- Collected material -

-*-*-

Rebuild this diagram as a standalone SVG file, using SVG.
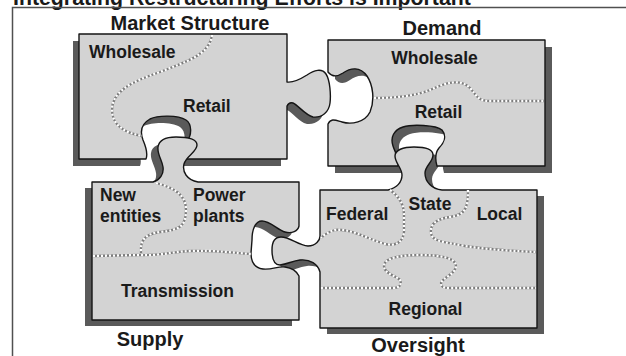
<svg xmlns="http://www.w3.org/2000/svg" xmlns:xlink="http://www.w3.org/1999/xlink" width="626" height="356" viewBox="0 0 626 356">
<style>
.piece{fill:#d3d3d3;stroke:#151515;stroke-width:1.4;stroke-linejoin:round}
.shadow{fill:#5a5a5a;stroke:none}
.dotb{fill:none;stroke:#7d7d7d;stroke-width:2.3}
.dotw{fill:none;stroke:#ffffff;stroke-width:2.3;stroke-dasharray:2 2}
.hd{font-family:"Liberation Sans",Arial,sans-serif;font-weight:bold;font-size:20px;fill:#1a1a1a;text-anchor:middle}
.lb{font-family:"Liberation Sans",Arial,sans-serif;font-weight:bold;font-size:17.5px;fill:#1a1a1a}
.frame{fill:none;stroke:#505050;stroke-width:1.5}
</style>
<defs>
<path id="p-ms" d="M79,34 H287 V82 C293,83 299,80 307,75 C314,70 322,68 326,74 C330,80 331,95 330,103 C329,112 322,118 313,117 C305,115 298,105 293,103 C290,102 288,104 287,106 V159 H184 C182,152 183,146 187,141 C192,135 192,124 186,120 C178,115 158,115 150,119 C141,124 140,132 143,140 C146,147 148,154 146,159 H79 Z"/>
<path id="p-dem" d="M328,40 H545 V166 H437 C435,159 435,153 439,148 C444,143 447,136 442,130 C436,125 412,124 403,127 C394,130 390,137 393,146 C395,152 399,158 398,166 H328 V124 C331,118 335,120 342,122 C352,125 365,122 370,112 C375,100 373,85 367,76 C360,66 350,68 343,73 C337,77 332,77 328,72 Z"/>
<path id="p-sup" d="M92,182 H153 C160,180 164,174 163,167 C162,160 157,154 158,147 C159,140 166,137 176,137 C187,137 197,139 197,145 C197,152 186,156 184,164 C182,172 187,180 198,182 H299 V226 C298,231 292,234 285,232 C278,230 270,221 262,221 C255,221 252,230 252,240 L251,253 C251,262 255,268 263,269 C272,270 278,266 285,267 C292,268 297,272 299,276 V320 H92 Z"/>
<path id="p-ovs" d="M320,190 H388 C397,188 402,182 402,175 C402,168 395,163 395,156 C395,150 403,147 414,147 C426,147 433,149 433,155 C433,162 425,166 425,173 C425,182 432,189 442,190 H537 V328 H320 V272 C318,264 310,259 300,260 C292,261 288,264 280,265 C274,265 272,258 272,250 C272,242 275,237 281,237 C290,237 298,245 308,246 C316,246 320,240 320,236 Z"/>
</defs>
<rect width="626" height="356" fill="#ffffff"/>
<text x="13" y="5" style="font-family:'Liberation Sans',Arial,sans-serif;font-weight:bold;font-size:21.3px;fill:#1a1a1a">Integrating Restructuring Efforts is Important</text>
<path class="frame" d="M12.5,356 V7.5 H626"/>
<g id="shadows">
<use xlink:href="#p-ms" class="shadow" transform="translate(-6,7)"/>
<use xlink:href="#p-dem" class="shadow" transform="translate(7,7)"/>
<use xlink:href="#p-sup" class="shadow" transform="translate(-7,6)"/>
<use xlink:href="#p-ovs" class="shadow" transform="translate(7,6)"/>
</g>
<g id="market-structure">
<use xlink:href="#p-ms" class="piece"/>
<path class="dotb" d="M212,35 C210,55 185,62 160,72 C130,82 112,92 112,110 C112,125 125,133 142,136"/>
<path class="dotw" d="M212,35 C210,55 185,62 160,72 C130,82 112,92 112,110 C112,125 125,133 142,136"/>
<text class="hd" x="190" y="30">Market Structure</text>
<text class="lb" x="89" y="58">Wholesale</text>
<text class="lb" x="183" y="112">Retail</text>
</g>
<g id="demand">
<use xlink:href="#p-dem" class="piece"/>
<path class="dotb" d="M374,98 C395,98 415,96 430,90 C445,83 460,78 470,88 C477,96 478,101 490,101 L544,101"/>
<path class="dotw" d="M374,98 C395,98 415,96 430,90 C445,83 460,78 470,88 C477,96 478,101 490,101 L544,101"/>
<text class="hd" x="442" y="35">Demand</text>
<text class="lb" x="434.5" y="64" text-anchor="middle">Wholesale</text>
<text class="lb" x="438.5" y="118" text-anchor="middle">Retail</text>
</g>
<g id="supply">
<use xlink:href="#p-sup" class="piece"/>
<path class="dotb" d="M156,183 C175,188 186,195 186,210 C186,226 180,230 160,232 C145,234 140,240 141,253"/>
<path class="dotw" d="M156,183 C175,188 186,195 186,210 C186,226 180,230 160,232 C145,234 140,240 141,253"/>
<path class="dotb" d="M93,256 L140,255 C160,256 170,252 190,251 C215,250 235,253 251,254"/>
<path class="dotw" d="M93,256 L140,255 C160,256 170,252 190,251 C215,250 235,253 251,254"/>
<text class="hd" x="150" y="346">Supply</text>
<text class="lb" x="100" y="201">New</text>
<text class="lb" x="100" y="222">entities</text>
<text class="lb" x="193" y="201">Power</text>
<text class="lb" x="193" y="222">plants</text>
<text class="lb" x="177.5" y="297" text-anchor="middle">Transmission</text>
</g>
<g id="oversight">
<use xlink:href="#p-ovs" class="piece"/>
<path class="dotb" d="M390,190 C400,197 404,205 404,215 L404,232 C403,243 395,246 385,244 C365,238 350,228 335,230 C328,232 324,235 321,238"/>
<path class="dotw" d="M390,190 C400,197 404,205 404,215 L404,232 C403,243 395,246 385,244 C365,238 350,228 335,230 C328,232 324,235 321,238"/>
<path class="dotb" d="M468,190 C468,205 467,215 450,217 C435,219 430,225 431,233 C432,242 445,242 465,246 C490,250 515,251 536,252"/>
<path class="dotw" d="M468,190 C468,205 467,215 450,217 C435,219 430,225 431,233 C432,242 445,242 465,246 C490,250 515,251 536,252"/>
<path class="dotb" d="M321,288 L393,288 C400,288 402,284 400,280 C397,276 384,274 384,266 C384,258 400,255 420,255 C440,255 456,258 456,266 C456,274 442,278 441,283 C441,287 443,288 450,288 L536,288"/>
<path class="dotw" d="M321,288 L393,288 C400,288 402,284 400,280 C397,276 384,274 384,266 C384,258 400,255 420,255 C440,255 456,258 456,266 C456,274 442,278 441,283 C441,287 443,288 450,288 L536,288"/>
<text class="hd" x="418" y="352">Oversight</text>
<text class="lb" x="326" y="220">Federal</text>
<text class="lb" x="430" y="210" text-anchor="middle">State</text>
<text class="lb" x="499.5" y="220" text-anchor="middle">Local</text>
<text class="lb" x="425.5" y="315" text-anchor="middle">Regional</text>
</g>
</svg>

-*-*-

- Work to do -
Write out the full set of lines verbatim, without the pictures.

- Response -
Rebuild this diagram as a standalone SVG file, using SVG.
<svg xmlns="http://www.w3.org/2000/svg" xmlns:xlink="http://www.w3.org/1999/xlink" width="626" height="356" viewBox="0 0 626 356">
<style>
.piece{fill:#d3d3d3;stroke:#151515;stroke-width:1.4;stroke-linejoin:round}
.shadow{fill:#5a5a5a;stroke:none}
.dotb{fill:none;stroke:#7d7d7d;stroke-width:2.3}
.dotw{fill:none;stroke:#ffffff;stroke-width:2.3;stroke-dasharray:2 2}
.hd{font-family:"Liberation Sans",Arial,sans-serif;font-weight:bold;font-size:20px;fill:#1a1a1a;text-anchor:middle}
.lb{font-family:"Liberation Sans",Arial,sans-serif;font-weight:bold;font-size:17.5px;fill:#1a1a1a}
.frame{fill:none;stroke:#505050;stroke-width:1.5}
</style>
<defs>
<path id="p-ms" d="M79,34 H287 V82 C293,83 299,80 307,75 C314,70 322,68 326,74 C330,80 331,95 330,103 C329,112 322,118 313,117 C305,115 298,105 293,103 C290,102 288,104 287,106 V159 H184 C182,152 183,146 187,141 C192,135 192,124 186,120 C178,115 158,115 150,119 C141,124 140,132 143,140 C146,147 148,154 146,159 H79 Z"/>
<path id="p-dem" d="M328,40 H545 V166 H437 C435,159 435,153 439,148 C444,143 447,136 442,130 C436,125 412,124 403,127 C394,130 390,137 393,146 C395,152 399,158 398,166 H328 V124 C331,118 335,120 342,122 C352,125 365,122 370,112 C375,100 373,85 367,76 C360,66 350,68 343,73 C337,77 332,77 328,72 Z"/>
<path id="p-sup" d="M92,182 H153 C160,180 164,174 163,167 C162,160 157,154 158,147 C159,140 166,137 176,137 C187,137 197,139 197,145 C197,152 186,156 184,164 C182,172 187,180 198,182 H299 V226 C298,231 292,234 285,232 C278,230 270,221 262,221 C255,221 252,230 252,240 L251,253 C251,262 255,268 263,269 C272,270 278,266 285,267 C292,268 297,272 299,276 V320 H92 Z"/>
<path id="p-ovs" d="M320,190 H388 C397,188 402,182 402,175 C402,168 395,163 395,156 C395,150 403,147 414,147 C426,147 433,149 433,155 C433,162 425,166 425,173 C425,182 432,189 442,190 H537 V328 H320 V272 C318,264 310,259 300,260 C292,261 288,264 280,265 C274,265 272,258 272,250 C272,242 275,237 281,237 C290,237 298,245 308,246 C316,246 320,240 320,236 Z"/>
</defs>
<rect width="626" height="356" fill="#ffffff"/>
<text x="13" y="5" style="font-family:'Liberation Sans',Arial,sans-serif;font-weight:bold;font-size:21.3px;fill:#1a1a1a">Integrating Restructuring Efforts is Important</text>
<path class="frame" d="M12.5,356 V7.5 H626"/>
<g id="shadows">
<use xlink:href="#p-ms" class="shadow" transform="translate(-6,7)"/>
<use xlink:href="#p-dem" class="shadow" transform="translate(7,7)"/>
<use xlink:href="#p-sup" class="shadow" transform="translate(-7,6)"/>
<use xlink:href="#p-ovs" class="shadow" transform="translate(7,6)"/>
</g>
<g id="market-structure">
<use xlink:href="#p-ms" class="piece"/>
<path class="dotb" d="M212,35 C210,55 185,62 160,72 C130,82 112,92 112,110 C112,125 125,133 142,136"/>
<path class="dotw" d="M212,35 C210,55 185,62 160,72 C130,82 112,92 112,110 C112,125 125,133 142,136"/>
<text class="hd" x="190" y="30">Market Structure</text>
<text class="lb" x="89" y="58">Wholesale</text>
<text class="lb" x="183" y="112">Retail</text>
</g>
<g id="demand">
<use xlink:href="#p-dem" class="piece"/>
<path class="dotb" d="M374,98 C395,98 415,96 430,90 C445,83 460,78 470,88 C477,96 478,101 490,101 L544,101"/>
<path class="dotw" d="M374,98 C395,98 415,96 430,90 C445,83 460,78 470,88 C477,96 478,101 490,101 L544,101"/>
<text class="hd" x="442" y="35">Demand</text>
<text class="lb" x="434.5" y="64" text-anchor="middle">Wholesale</text>
<text class="lb" x="438.5" y="118" text-anchor="middle">Retail</text>
</g>
<g id="supply">
<use xlink:href="#p-sup" class="piece"/>
<path class="dotb" d="M156,183 C175,188 186,195 186,210 C186,226 180,230 160,232 C145,234 140,240 141,253"/>
<path class="dotw" d="M156,183 C175,188 186,195 186,210 C186,226 180,230 160,232 C145,234 140,240 141,253"/>
<path class="dotb" d="M93,256 L140,255 C160,256 170,252 190,251 C215,250 235,253 251,254"/>
<path class="dotw" d="M93,256 L140,255 C160,256 170,252 190,251 C215,250 235,253 251,254"/>
<text class="hd" x="150" y="346">Supply</text>
<text class="lb" x="100" y="201">New</text>
<text class="lb" x="100" y="222">entities</text>
<text class="lb" x="193" y="201">Power</text>
<text class="lb" x="193" y="222">plants</text>
<text class="lb" x="177.5" y="297" text-anchor="middle">Transmission</text>
</g>
<g id="oversight">
<use xlink:href="#p-ovs" class="piece"/>
<path class="dotb" d="M390,190 C400,197 404,205 404,215 L404,232 C403,243 395,246 385,244 C365,238 350,228 335,230 C328,232 324,235 321,238"/>
<path class="dotw" d="M390,190 C400,197 404,205 404,215 L404,232 C403,243 395,246 385,244 C365,238 350,228 335,230 C328,232 324,235 321,238"/>
<path class="dotb" d="M468,190 C468,205 467,215 450,217 C435,219 430,225 431,233 C432,242 445,242 465,246 C490,250 515,251 536,252"/>
<path class="dotw" d="M468,190 C468,205 467,215 450,217 C435,219 430,225 431,233 C432,242 445,242 465,246 C490,250 515,251 536,252"/>
<path class="dotb" d="M321,288 L393,288 C400,288 402,284 400,280 C397,276 384,274 384,266 C384,258 400,255 420,255 C440,255 456,258 456,266 C456,274 442,278 441,283 C441,287 443,288 450,288 L536,288"/>
<path class="dotw" d="M321,288 L393,288 C400,288 402,284 400,280 C397,276 384,274 384,266 C384,258 400,255 420,255 C440,255 456,258 456,266 C456,274 442,278 441,283 C441,287 443,288 450,288 L536,288"/>
<text class="hd" x="418" y="352">Oversight</text>
<text class="lb" x="326" y="220">Federal</text>
<text class="lb" x="430" y="210" text-anchor="middle">State</text>
<text class="lb" x="499.5" y="220" text-anchor="middle">Local</text>
<text class="lb" x="425.5" y="315" text-anchor="middle">Regional</text>
</g>
</svg>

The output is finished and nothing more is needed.